# Heating in Vans on Layup



## GEMMY (Jun 19, 2006)

Further to recent threads, what possible advantage is gained in giving a permanent heating supply to vans when drained down and laid up for winter. I can understand putting the heating on 24 hrs before 'take off' whilst filling and testing water supplies but ..............???????????

tony


----------



## 113016 (Jun 5, 2008)

Tony, it works for me and has done for the last 9 years.
I have never had a damp van, I don't get condensation and the upholstery on every van I have owned was / is like new with no odours, no black dots etc  
She is also adequately ventilated!

I treat her like a little baby as she is my pride and joy  
We always leave inside, our clothing, bedding and food etc

Works for me, everybody must do what they are happy with. 

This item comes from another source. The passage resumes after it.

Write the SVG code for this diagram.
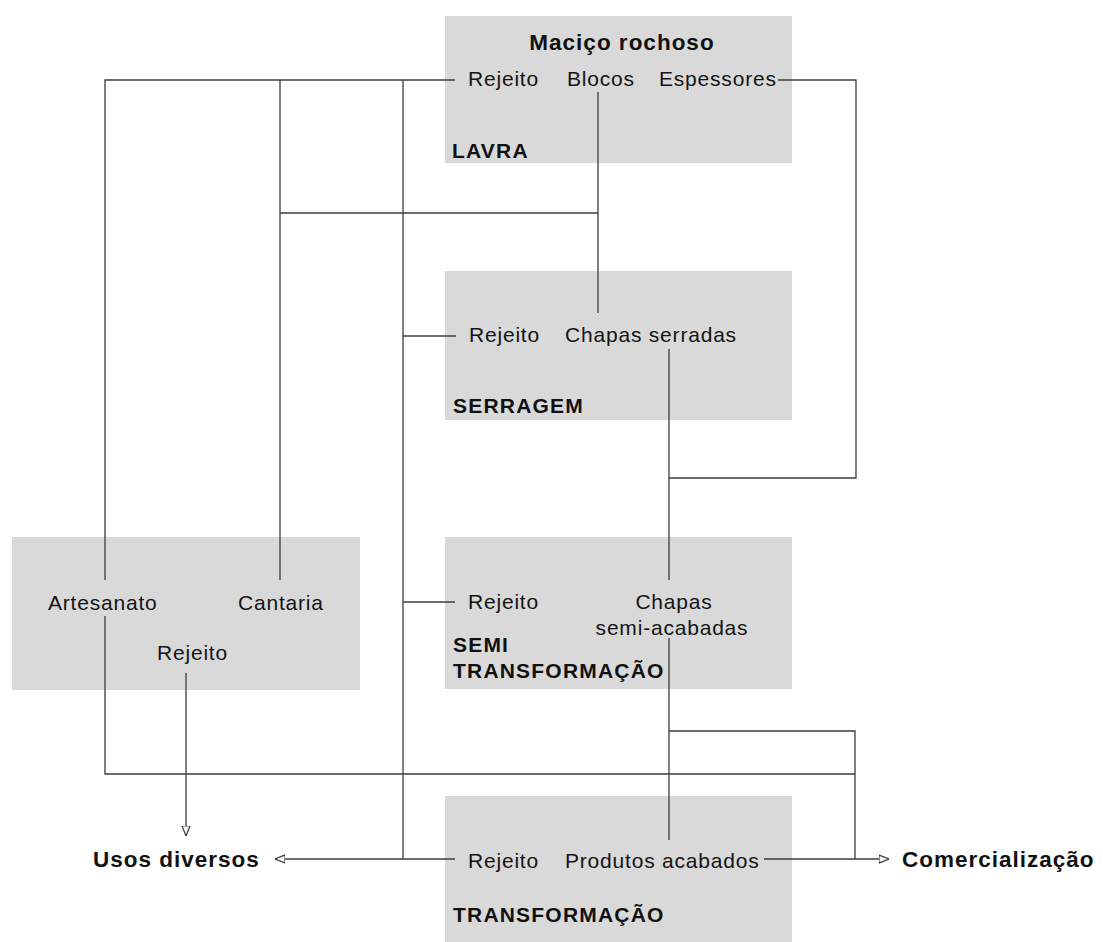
<svg xmlns="http://www.w3.org/2000/svg" width="1103" height="942" viewBox="0 0 1103 942">
<style>
.box{fill:#d9d9d9}
.t{font-family:"Liberation Sans",Arial,sans-serif;font-size:21px;fill:#141414;letter-spacing:0.8px}
.b{font-family:"Liberation Sans",Arial,sans-serif;font-size:21px;font-weight:bold;fill:#111;letter-spacing:1.2px}
.h{font-family:"Liberation Sans",Arial,sans-serif;font-size:22.5px;font-weight:bold;fill:#111;letter-spacing:1px}
.c{fill:none;stroke:#3c3c3c;stroke-width:1.3}
</style>
<defs>
<marker id="arr" viewBox="0 0 10 10" refX="10" refY="5" markerWidth="10" markerHeight="10" markerUnits="userSpaceOnUse" orient="auto">
<path d="M0,1 L10,5 L0,9 Z" fill="#fff" stroke="#3c3c3c" stroke-width="1.2"/>
</marker>
</defs>
<rect width="1103" height="942" fill="#fff"/>

<g id="lavra">
<rect class="box" x="445" y="16" width="347" height="147"/>
<text class="h" x="622" y="50" text-anchor="middle">Maciço rochoso</text>
<text class="t" x="468" y="86">Rejeito</text>
<text class="t" x="567" y="86">Blocos</text>
<text class="t" x="659" y="86">Espessores</text>
<text class="b" x="452" y="158">LAVRA</text>
</g>

<g id="serragem">
<rect class="box" x="445" y="271" width="347" height="149"/>
<text class="t" x="469" y="342">Rejeito</text>
<text class="t" x="565" y="342">Chapas serradas</text>
<text class="b" x="453" y="413">SERRAGEM</text>
</g>

<g id="semi">
<rect class="box" x="445" y="537" width="347" height="152"/>
<text class="t" x="468" y="609">Rejeito</text>
<text class="t" x="674" y="609" text-anchor="middle">Chapas</text>
<text class="t" x="672" y="635" text-anchor="middle">semi-acabadas</text>
<text class="b" x="453" y="652">SEMI</text>
<text class="b" x="453" y="678">TRANSFORMAÇÃO</text>
</g>

<g id="artesanal">
<rect class="box" x="12" y="537" width="348" height="153"/>
<text class="t" x="48" y="610">Artesanato</text>
<text class="t" x="238" y="610">Cantaria</text>
<text class="t" x="157" y="660">Rejeito</text>
</g>

<g id="transformacao">
<rect class="box" x="445" y="796" width="347" height="146"/>
<text class="t" x="468" y="868">Rejeito</text>
<text class="t" x="565" y="868">Produtos acabados</text>
<text class="b" x="453" y="922">TRANSFORMAÇÃO</text>
</g>

<g id="usos">
<text class="h" x="93" y="867">Usos diversos</text>
</g>

<g id="comercializacao">
<text class="h" x="902" y="867">Comercialização</text>
</g>

<g id="connectors">
<path class="c" d="M455,80 H105 V580"/>
<path class="c" d="M105,616 V774 H855"/>
<path class="c" d="M280,80 V580"/>
<path class="c" d="M280,213 H598"/>
<path class="c" d="M598,92 V313"/>
<path class="c" d="M403,80 V859"/>
<path class="c" d="M403,336 H456"/>
<path class="c" d="M403,602 H455"/>
<path class="c" d="M455,859 H275" marker-end="url(#arr)"/>
<path class="c" d="M778,80 H856 V478 H669"/>
<path class="c" d="M669,349 V580"/>
<path class="c" d="M669,638 V840"/>
<path class="c" d="M669,731 H855 V859"/>
<path class="c" d="M186,673 V836" marker-end="url(#arr)"/>
<path class="c" d="M764,859 H889" marker-end="url(#arr)"/>
</g>
</svg>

By the way, our van is never laid up, she just goes a few weeks without use.
I normally use an oil heater


----------



## GEMMY (Jun 19, 2006)

Fine, Name one dealer in the Uk who keeps their vans heated, ready for sale.

I am obviousy referring to van that are 'laid up' for winter, ie. for periods exceeding a month.

tony


----------



## 113016 (Jun 5, 2008)

Tony, you must do what you are happy with, and as I said, our van is always, pretty much ready to go, except for a few extras and water.
Regarding dealer. I doubt any van is their pride and joy :lol:


----------



## Grizzly (May 9, 2005)

Grath said:


> Tony, it works for me and has done for the last 9 years.
> I have never had a damp van, I don't get condensation and the upholstery on every van I have owned was / is like new with no odours, no black dots etc


Equally I can say that no heating at all has worked for us for over 40 years with several caravans and motorhomes. We leave everything in: upholstery, bedclothes, duvets, food, clothes and some boots and shoes and we've never had a suspicion of damp, mould or odour. We've also quite possibly saved a fortune on heating costs and the bother of checking every few days that all is well.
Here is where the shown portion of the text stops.